«Della scuola di...», «riconducibile alla bottega del...», «attribuito a...». Periglioso è il sentiero che si inerpica sul crinale della, presunta, autenticità di un quadro. Se poi il dipinto è una tela «perduta» (da chi? quando? dove?) di Tiziano, le cose possono semplificarsi e complicarsi. Dipende dai punti di vista. Ma in occasione di un «clamoroso ritrovamento» - come nel caso dell'autoritratto «Gentiluomo con berretto nero», annunciato ieri con gran squilli di tromba - la cosa più importante è il «battage pubblicitario»: una tecnica collaudata di propaganda e reclamizzazione del «prodotto artistico-culturale» che, negli ultimi anni, ha visto illustri apripista in quei furbacchioni dei sovrintendenti per Pompei (in primis Massimo Osanna, dallo scorso anno sostituito da Gabriel Zuchtriegel). La strategia si basa sulla credulità e l'incompetenza dei media che abboccano all'amo (quello, appunto, della «scoperta straordinaria»), rilanciato acriticamente con l'illusione di aver messo a segno uno «scoop»; stesso meccanismo delle notizie di carattere scientifico su cui i giornalisti non hanno possibilità di verifica, dovendo fidarsi unicamente delle fonti «di parte». Ma qui rischiamo di uscire fuori tema. Torniamo quindi al nostro Tiziano «perduto e ritrovato»: «Un capolavoro restituito ieri allo Stato italiano per via giudiziaria» (e ti pareva che non ci fosse lo zampino della magistratura pure tra pennelli e tavolozze del Maestro del Rinascimento veneziano).

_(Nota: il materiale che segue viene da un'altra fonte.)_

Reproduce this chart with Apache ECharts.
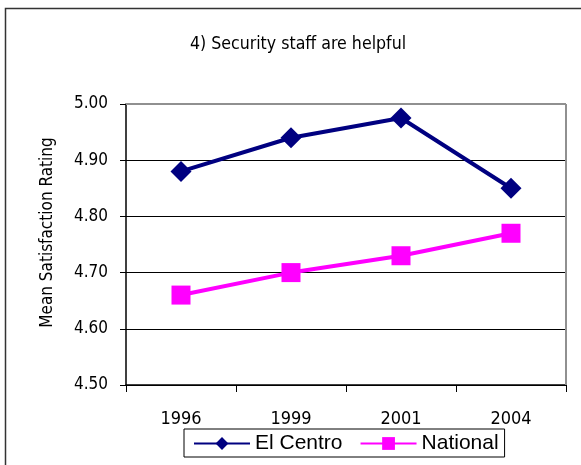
<!DOCTYPE html>
<html><head><meta charset="utf-8">
<script src="https://cdn.jsdelivr.net/npm/echarts@6/dist/echarts.min.js"></script>
<style>html,body{margin:0;padding:0;background:#fff}#c{width:581px;height:465px}</style>
</head><body><div id="c"></div>
<script>
var categories = ['1996', '1999', '2001', '2004'];
var elCentro = [4.88, 4.94, 4.975, 4.85];
var national = [4.66, 4.70, 4.73, 4.77];
var titleText = '4) Security staff are helpful';
var yName = 'Mean Satisfaction Rating';

var narrow = '"DejaVu Sans Condensed", "Liberation Sans Narrow", sans-serif';
var chart = echarts.init(document.getElementById('c'), null, {renderer: 'canvas'});
chart.setOption({
  animation: false,
  backgroundColor: '#fff',
  graphic: [
    {type: 'rect', shape: {x: 5.5, y: 8.5, width: 600, height: 500}, style: {fill: 'none', stroke: '#333', lineWidth: 1.5}, z: -1},
    {type: 'line', shape: {x1: 126, y1: 104, x2: 566, y2: 104}, style: {stroke: '#909090', lineWidth: 2}, z: 100},
    {type: 'line', shape: {x1: 566, y1: 104, x2: 566, y2: 385}, style: {stroke: '#909090', lineWidth: 2}, z: 100}
  ],
  title: {
    text: titleText, left: 293, top: 30, textAlign: 'center',
    textStyle: {fontFamily: narrow, fontSize: 17.6, fontWeight: 'normal', color: '#000'}
  },
  legend: {
    data: ['El Centro', 'National'],
    left: 184, top: 429,
    padding: [4, 6, 3, 9],
    itemGap: 17, itemWidth: 56, itemHeight: 16,
    borderColor: '#000', borderWidth: 1,
    textStyle: {fontFamily: 'Liberation Sans, Arial, sans-serif', fontSize: 21, color: '#000'}
  },
  grid: {left: 126, right: 15, top: 104, bottom: 80, containLabel: false},
  xAxis: {
    type: 'category', data: categories, boundaryGap: true,
    axisLine: {lineStyle: {color: '#000', width: 1.5}},
    axisTick: {show: true, length: 7, lineStyle: {color: '#000'}},
    axisLabel: {fontFamily: narrow, fontSize: 18, color: '#000', margin: 25}
  },
  yAxis: {
    type: 'value', min: 4.5, max: 5.0, interval: 0.1,
    name: yName, nameLocation: 'middle', nameGap: 70,
    nameTextStyle: {fontFamily: narrow, fontSize: 17, color: '#000', padding: [0, 0, 0, 24]},
    axisLine: {show: true, lineStyle: {color: '#000', width: 1.5}},
    axisTick: {show: true, length: 6, lineStyle: {color: '#000'}},
    axisLabel: {fontFamily: narrow, fontSize: 17, color: '#000', margin: 18,
      formatter: function (v) { return v.toFixed(2); }},
    splitLine: {show: true, lineStyle: {color: '#000', width: 1}}
  },
  series: [
    {name: 'El Centro', type: 'line', data: elCentro, symbol: 'diamond', symbolSize: 21,
      lineStyle: {color: '#000080', width: 4}, itemStyle: {color: '#000080'}},
    {name: 'National', type: 'line', data: national, symbol: 'rect', symbolSize: 19,
      lineStyle: {color: '#FF00FF', width: 4}, itemStyle: {color: '#FF00FF'}}
  ]
});
</script></body></html>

La storia di questo autoritratto giovanile di Tiziano - che aveva la particolarità di bluffare sugli anni, attribuendosene però più di quelli che ne avesse in realtà (per spingere, giuravano le malelingue, i committenti a pagare i suoi servigi il più presto possibile) - è avvincente. Esultano insieme con il ministro della Cultura, Dario Franceschini (un altro specializzato in proclami a favore di telecamera) i carabinieri del Nucleo Tutela Patrimonio Culturale di Torino che hanno soffiato il Tiziano a due furbetti collezionisti svizzeri, traditi forse dalla loro brama di guadagno. Spiegano gli esperti: «Il ritratto raffigura un gentiluomo con la barba rossa e un berretto nero, realizzato secondo le tecniche rinascimentali e attribuito a Tiziano Vercellio».
Il dipinto - «stimato 7 milioni di euro» (meno di una briciola rispetto alle valutazioni delle opere, ad esempio, di Andy Warhol che in vita sua non ha mai impugnato un pennello) - era stato esportato illegalmente in Svizzera nei primi anni Duemila. Due cittadini svizzeri furono indagati, il primo per ricettazione e l'altro per violazione del codice sulla tutela dei beni artistici, ma i reati sono ormai prescritti.
La leggenda giudiziaria narra che «nonostante ciò, un pm torinese ha chiesto e ottenuto dal gip la confisca dell'opera, che i militari hanno preso in consegna nel 2020 a seguito di un'ispezione in un laboratorio di restauro nell'Astigiano». Uno dei due svizzeri ha spiegato di avere acquistato il quadro nel 2004 dal connazionale, ma la versione dei fatti «non convinse gli inquirenti». Di qui la «confisca» e la «restituzione» del ritratto all'Italia.
Ma ieri a Torino, insieme
con il buffet, c'era pure un plateau di dubbi. Ad esempio, a ben guardare, l'orecchio del «Gentiluomo» non sembra proprio dipinto dalla mano fatata di Tiziana. Ma, sul punto, meglio soprassedere. Guai a rovinare la festa.